Serpico spoke with me on the phone on a spring morning; he was looking forward to taking his daughter Charlie, 7, to the aquarium later in the day.

Your book has such a family feel, very much about life at home. 
I’ve always pushed for things to not be edited so much—the writing, the recipes, the photos. I wanted everything to be as real as they can be. We didn’t rent a studio space. The studio was my living room and my kitchen. My daughter was involved every day, because she was doing school via Zoom. 

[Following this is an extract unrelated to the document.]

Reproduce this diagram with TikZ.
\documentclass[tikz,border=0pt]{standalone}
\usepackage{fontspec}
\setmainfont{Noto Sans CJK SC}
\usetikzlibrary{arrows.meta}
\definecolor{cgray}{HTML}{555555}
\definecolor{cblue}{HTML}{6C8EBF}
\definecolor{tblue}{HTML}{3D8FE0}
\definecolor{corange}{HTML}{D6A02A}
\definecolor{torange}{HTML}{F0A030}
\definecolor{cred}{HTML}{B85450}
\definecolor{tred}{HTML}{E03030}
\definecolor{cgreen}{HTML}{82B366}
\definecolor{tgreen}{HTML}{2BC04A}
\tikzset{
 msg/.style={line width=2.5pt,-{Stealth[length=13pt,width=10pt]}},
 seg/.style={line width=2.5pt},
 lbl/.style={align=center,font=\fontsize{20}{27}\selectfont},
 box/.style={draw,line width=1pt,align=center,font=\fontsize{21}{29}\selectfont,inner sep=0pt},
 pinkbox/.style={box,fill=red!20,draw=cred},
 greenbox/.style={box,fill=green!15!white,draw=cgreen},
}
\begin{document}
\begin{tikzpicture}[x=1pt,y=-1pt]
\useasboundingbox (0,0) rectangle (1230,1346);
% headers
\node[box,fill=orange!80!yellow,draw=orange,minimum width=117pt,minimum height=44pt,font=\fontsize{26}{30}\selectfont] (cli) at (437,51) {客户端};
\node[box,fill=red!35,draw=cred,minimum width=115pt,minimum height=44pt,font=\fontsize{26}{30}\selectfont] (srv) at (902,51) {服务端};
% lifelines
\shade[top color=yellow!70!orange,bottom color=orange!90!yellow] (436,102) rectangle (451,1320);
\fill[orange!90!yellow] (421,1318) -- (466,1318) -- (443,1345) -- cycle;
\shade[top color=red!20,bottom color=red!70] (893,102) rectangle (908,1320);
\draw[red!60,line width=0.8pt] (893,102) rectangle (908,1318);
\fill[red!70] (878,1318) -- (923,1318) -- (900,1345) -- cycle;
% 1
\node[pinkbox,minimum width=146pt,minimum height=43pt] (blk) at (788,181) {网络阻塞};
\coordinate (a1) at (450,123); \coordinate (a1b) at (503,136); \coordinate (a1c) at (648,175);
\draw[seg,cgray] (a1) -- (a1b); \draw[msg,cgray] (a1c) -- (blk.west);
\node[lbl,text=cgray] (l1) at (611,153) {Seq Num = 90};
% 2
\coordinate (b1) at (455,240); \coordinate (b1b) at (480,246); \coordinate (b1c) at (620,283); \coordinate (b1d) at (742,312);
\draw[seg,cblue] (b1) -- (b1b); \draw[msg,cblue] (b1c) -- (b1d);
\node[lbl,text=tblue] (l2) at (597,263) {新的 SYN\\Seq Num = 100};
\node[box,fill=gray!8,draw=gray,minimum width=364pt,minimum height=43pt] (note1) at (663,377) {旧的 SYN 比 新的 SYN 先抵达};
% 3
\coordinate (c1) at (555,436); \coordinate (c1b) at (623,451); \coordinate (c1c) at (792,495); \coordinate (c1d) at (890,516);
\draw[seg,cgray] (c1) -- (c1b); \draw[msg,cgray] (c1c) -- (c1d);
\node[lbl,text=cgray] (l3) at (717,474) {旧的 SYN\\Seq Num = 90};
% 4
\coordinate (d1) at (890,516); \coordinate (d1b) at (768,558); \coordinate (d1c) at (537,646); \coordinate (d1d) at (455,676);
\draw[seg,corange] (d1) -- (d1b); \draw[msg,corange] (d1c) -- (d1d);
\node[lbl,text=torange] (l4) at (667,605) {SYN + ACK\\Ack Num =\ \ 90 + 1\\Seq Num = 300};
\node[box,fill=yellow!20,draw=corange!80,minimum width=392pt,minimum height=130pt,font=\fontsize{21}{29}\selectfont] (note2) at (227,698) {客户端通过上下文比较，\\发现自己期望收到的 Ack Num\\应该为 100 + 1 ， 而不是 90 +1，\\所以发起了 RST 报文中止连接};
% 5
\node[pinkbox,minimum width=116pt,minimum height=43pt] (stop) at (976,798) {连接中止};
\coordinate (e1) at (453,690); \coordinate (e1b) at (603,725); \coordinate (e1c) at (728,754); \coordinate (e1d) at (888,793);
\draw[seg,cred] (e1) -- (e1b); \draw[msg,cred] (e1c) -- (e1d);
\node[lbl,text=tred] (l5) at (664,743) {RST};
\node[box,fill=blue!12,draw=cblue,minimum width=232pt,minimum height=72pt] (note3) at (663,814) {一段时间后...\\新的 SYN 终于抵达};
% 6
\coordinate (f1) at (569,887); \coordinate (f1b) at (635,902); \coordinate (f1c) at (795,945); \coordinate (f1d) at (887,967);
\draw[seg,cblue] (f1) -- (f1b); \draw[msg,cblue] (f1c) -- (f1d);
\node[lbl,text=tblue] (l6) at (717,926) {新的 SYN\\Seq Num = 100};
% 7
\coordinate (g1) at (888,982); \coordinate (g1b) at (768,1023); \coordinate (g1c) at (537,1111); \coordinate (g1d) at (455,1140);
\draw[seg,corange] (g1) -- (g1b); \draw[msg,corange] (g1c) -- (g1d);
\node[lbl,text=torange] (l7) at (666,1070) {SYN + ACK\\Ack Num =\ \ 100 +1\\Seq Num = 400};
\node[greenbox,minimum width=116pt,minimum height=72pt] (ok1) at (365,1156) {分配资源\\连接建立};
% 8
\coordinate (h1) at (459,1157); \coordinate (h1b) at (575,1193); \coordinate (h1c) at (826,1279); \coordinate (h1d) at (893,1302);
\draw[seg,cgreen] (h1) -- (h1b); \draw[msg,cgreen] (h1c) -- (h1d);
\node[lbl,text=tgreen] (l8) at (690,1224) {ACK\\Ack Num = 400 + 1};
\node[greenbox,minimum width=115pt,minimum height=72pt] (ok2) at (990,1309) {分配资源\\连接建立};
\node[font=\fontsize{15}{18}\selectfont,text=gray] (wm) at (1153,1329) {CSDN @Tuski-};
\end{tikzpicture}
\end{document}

I’m really trying to involve her in Korean food. I wanted to make sure the cookbook was home cooking, and not what a chef would call home cooking. I wanted to make a cooking book, not a cookbook. Something you could reference, use recipes, mark it up—”We like a little more garlic in this recipe, we like a little more spice in this recipe.” I want people to use the recipes for a long time and have them eventually become family recipes. 

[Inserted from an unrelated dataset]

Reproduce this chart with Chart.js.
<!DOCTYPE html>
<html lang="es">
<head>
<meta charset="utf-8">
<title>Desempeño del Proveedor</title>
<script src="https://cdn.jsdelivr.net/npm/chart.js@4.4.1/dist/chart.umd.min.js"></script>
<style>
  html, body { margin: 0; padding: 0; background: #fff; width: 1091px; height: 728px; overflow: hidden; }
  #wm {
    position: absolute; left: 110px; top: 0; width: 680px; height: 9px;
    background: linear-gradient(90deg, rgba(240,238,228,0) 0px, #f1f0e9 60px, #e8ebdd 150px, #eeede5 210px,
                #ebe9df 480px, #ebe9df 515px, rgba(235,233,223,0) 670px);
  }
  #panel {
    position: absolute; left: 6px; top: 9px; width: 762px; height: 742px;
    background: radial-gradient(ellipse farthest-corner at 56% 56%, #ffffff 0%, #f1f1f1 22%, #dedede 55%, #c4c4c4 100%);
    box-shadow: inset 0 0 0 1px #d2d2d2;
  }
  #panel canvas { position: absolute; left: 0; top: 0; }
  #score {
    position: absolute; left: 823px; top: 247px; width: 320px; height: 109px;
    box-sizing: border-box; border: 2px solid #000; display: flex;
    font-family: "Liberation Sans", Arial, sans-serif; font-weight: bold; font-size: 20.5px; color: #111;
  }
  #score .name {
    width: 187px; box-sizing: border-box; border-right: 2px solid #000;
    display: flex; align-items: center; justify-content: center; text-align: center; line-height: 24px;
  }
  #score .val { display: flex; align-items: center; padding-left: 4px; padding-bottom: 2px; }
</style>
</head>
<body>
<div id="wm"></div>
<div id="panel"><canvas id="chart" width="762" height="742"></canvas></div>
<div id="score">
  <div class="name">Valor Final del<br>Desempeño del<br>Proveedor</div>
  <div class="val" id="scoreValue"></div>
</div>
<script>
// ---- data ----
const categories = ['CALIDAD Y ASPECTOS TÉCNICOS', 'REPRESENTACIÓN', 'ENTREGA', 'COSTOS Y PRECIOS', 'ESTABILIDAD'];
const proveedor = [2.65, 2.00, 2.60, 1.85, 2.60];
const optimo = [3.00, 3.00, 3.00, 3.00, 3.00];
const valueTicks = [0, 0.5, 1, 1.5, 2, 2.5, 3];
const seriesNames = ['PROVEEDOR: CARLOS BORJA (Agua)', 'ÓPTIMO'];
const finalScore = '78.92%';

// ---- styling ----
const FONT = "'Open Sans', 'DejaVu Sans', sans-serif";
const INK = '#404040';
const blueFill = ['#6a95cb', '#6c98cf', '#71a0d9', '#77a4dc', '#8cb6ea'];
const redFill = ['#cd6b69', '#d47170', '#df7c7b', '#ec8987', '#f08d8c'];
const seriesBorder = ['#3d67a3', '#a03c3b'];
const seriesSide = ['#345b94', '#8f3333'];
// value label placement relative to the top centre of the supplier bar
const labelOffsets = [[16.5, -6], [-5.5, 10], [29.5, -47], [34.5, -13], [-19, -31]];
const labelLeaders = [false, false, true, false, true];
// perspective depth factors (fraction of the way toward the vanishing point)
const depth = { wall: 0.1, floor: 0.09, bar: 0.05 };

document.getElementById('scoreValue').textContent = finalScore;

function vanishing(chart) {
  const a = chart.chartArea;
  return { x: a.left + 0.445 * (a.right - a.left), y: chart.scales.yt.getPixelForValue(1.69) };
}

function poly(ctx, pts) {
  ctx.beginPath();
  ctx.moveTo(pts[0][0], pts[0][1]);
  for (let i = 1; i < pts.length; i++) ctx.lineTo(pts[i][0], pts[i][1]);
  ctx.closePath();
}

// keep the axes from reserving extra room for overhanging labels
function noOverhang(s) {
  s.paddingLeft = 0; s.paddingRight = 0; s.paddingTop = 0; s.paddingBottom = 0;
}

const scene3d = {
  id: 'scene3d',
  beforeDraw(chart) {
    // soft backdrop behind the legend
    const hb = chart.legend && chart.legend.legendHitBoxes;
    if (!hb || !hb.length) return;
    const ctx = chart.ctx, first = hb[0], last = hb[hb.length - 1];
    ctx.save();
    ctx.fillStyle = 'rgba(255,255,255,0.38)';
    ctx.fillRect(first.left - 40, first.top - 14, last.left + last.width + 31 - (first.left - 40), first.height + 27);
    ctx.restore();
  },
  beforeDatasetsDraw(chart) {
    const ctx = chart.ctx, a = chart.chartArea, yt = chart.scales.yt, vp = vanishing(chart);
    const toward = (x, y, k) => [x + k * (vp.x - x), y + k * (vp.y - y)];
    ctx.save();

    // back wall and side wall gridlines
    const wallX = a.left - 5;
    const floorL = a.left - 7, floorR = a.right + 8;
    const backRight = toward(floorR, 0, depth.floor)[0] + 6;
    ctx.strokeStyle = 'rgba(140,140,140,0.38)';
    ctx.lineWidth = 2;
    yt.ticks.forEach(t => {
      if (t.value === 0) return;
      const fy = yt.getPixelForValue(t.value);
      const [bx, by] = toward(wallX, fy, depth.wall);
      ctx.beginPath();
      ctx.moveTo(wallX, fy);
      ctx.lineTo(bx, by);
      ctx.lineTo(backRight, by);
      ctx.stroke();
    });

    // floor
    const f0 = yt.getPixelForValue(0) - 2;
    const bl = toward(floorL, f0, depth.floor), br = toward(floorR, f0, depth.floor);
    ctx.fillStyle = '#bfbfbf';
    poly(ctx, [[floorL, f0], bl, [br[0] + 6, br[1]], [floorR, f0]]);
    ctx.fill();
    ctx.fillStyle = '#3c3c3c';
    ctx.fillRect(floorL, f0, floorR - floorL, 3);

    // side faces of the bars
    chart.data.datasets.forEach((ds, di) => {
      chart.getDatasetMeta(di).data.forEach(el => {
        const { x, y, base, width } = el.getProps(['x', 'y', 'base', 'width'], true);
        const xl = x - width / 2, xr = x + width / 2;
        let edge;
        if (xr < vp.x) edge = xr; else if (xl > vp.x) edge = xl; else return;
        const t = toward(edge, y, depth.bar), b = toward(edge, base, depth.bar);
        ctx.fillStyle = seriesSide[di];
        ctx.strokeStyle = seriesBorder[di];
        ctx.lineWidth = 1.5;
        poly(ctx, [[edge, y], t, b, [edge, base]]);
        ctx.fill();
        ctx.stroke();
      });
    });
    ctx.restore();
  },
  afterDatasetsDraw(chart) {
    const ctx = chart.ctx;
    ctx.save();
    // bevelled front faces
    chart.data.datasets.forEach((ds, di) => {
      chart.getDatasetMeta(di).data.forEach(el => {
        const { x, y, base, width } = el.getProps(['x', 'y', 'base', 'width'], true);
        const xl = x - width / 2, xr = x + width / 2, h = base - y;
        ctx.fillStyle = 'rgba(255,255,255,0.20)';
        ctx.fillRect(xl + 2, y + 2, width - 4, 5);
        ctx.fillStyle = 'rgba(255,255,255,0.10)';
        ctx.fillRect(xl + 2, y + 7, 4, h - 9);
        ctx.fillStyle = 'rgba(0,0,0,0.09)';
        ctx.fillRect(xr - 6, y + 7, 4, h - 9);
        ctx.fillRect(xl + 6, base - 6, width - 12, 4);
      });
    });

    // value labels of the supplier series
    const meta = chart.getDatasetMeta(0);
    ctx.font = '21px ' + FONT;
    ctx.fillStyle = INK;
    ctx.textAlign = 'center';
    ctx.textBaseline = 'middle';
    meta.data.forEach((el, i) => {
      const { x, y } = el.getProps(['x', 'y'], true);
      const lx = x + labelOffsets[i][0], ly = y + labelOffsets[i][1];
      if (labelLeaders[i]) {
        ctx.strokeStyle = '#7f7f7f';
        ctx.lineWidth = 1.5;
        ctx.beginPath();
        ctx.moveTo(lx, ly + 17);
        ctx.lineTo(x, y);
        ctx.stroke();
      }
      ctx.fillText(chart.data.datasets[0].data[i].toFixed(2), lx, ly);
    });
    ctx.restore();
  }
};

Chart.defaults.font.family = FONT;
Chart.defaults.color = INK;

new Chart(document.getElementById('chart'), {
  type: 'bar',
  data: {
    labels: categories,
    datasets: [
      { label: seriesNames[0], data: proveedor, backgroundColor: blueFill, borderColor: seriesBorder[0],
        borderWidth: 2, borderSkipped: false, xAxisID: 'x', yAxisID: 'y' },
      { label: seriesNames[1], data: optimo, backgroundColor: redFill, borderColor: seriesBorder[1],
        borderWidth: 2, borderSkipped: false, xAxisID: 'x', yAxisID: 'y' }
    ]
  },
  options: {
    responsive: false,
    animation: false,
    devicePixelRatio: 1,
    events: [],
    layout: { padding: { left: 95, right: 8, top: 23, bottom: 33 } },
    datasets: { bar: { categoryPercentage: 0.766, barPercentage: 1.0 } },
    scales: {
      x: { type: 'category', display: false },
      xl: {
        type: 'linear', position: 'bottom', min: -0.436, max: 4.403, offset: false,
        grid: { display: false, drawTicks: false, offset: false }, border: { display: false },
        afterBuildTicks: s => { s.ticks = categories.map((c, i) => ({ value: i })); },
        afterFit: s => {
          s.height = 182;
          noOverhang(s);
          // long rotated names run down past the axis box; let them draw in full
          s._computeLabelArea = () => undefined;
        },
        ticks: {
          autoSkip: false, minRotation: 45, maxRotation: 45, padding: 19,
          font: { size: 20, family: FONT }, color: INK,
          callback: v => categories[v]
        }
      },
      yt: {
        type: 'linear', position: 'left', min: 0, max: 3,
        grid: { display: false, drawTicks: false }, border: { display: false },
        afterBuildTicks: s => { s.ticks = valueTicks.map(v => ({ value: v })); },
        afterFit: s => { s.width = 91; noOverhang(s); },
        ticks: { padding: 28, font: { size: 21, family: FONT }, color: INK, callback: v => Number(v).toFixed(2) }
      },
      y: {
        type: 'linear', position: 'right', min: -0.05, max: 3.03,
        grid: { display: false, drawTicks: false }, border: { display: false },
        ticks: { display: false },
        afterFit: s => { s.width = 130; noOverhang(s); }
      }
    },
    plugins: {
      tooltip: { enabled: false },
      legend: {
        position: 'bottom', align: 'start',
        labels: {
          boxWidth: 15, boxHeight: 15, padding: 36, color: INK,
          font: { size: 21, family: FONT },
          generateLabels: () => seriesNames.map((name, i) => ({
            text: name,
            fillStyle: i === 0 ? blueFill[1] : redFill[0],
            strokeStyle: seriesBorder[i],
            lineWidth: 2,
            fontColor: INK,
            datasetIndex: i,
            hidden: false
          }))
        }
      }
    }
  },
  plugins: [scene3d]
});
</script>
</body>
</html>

I’ve already made five of the recipes and I don’t have access to very many Korean ingredients.Your recipes don’t have a ton of steps, either.
Yeah—I wanted to keep the number of steps down, I wanted to keep the number of ingredients down. The idea was you can go to H Mart or you can go on the internet and get your staple pantry ingredients. A lot of those ingredients are non-perishable. You can stash those in your cabinets or your refrigerator and fill in the blanks with whatever you can get at your local grocery store. 

In the book, you mention how your wife Julie’s family was a big part of your gateway to Korean home cooking.
My wife’s family have taken me in and we have a great relationship. We’re very close. They come by with a minivan full of food or we go to Queens and visit them.

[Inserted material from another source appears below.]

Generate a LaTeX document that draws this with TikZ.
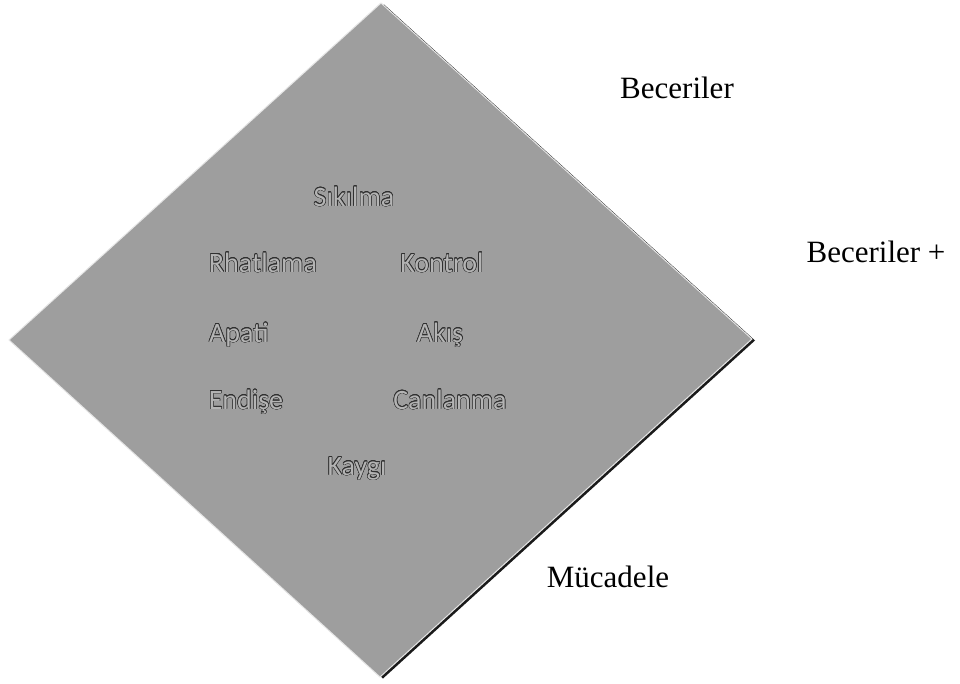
\documentclass[tikz,border=0pt]{standalone}
\usepackage{fontspec}
\setmainfont{Liberation Serif}
\newfontfamily\calib{Carlito}
\usepackage[copies]{contour}
\contourlength{0.5pt}
\contournumber{16}
\definecolor{dmfill}{HTML}{9E9E9E}
\definecolor{dmshadow}{HTML}{1A1A1A}
\definecolor{dmtext}{HTML}{B4B4B4}
\definecolor{dmedge}{HTML}{303030}
\tikzset{
  state/.style={anchor=base, inner sep=0pt, font=\calib\fontsize{28}{30}\selectfont},
  axislabel/.style={anchor=base, inner sep=0pt, font=\fontsize{31}{33}\selectfont, text=black}
}
\newcommand{\emb}[1]{\contour{dmedge}{\textcolor{dmtext}{#1}}}
\begin{document}
\begin{tikzpicture}[x=1pt,y=-1pt]
\useasboundingbox (0,0) rectangle (960,683);
% diamond with shadow
\coordinate (T) at (381,3);
\coordinate (R) at (752,339);
\coordinate (B) at (380,677);
\coordinate (L) at (9,340);
\fill[dmshadow] ([shift={(3,1.5)}]T) -- ([shift={(3,1.5)}]R) -- ([shift={(3,1.5)}]B) -- ([shift={(3,1.5)}]L) -- cycle;
\filldraw[fill=dmfill, draw=white!80!gray, line width=1pt] (T) -- (R) -- (B) -- (L) -- cycle;
% state labels
\node[state] (sik) at (354,206) {\emb{Sıkılma}};
\node[state] (rha) at (263,272) {\emb{Rhatlama}};
\node[state] (kon) at (442,272) {\emb{Kontrol}};
\node[state] (apa) at (239,342) {\emb{Apati}};
\node[state] (aki) at (440,342) {\emb{Akış}};
\node[state] (end) at (246,409) {\emb{Endişe}};
\node[state] (can) at (450,409) {\emb{Canlanma}};
\node[state] (kay) at (357,475) {\emb{Kaygı}};
% axis labels
\node[axislabel] (bec) at (677,98) {Beceriler};
\node[axislabel] (becp) at (876,262) {Beceriler +};
\node[axislabel] (muc) at (608,587) {Mücadele};
\end{tikzpicture}
\end{document}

From a spiritual level, most of the book is for my daughter. I’m an adopted Korean. She’s the biggest part of my life. When I was younger, my mom was like, “Don’t you want to meet your birth mom one day?” And I never really wanted to talk about it. I’ve gotten to the point now in my life where I’m 40 and the answer is no, I don’t want to. That’s not what I want to spend my time doing anymore. I want to watch my daughter grow. 

I don’t know how other adopted people feel, but I feel like my daughter is my child. Me and my wife created my daughter together. She’s my blood, you know? I’ve never had that feeling. That’s a huge part of who I am now, and I don’t expect anyone else to understand it. 

For someone who’s curious but largely unfamiliar with Korean cooking, what recipes would you recommend they start with?
The banchan—the small side dishes, just because they can integrate them in their regular meals. I don’t know if you need to sit down at the table and say “This is Korean food.” It can be something as simple as the marinated spinach in a bowl of rice.       

If you had a free day to cook with your daughter, what would you make?
We’d probably go to H Mart and go shopping. Have lunch there. And for dinner? I’d probably make ssam. That’s our go-to, where we just buy lettuce, ssamjang, meats, and whatever vegetables look the nicest. 

It’s all really simple, and that’s what I wanted the cookbook to be. I make this stuff, I have made this stuff for my family. And I don’t have that much time. I don’t think about things ahead of time. A lot of times I’m opening my fridge or opening my freezer and being like, “What am I making right now?”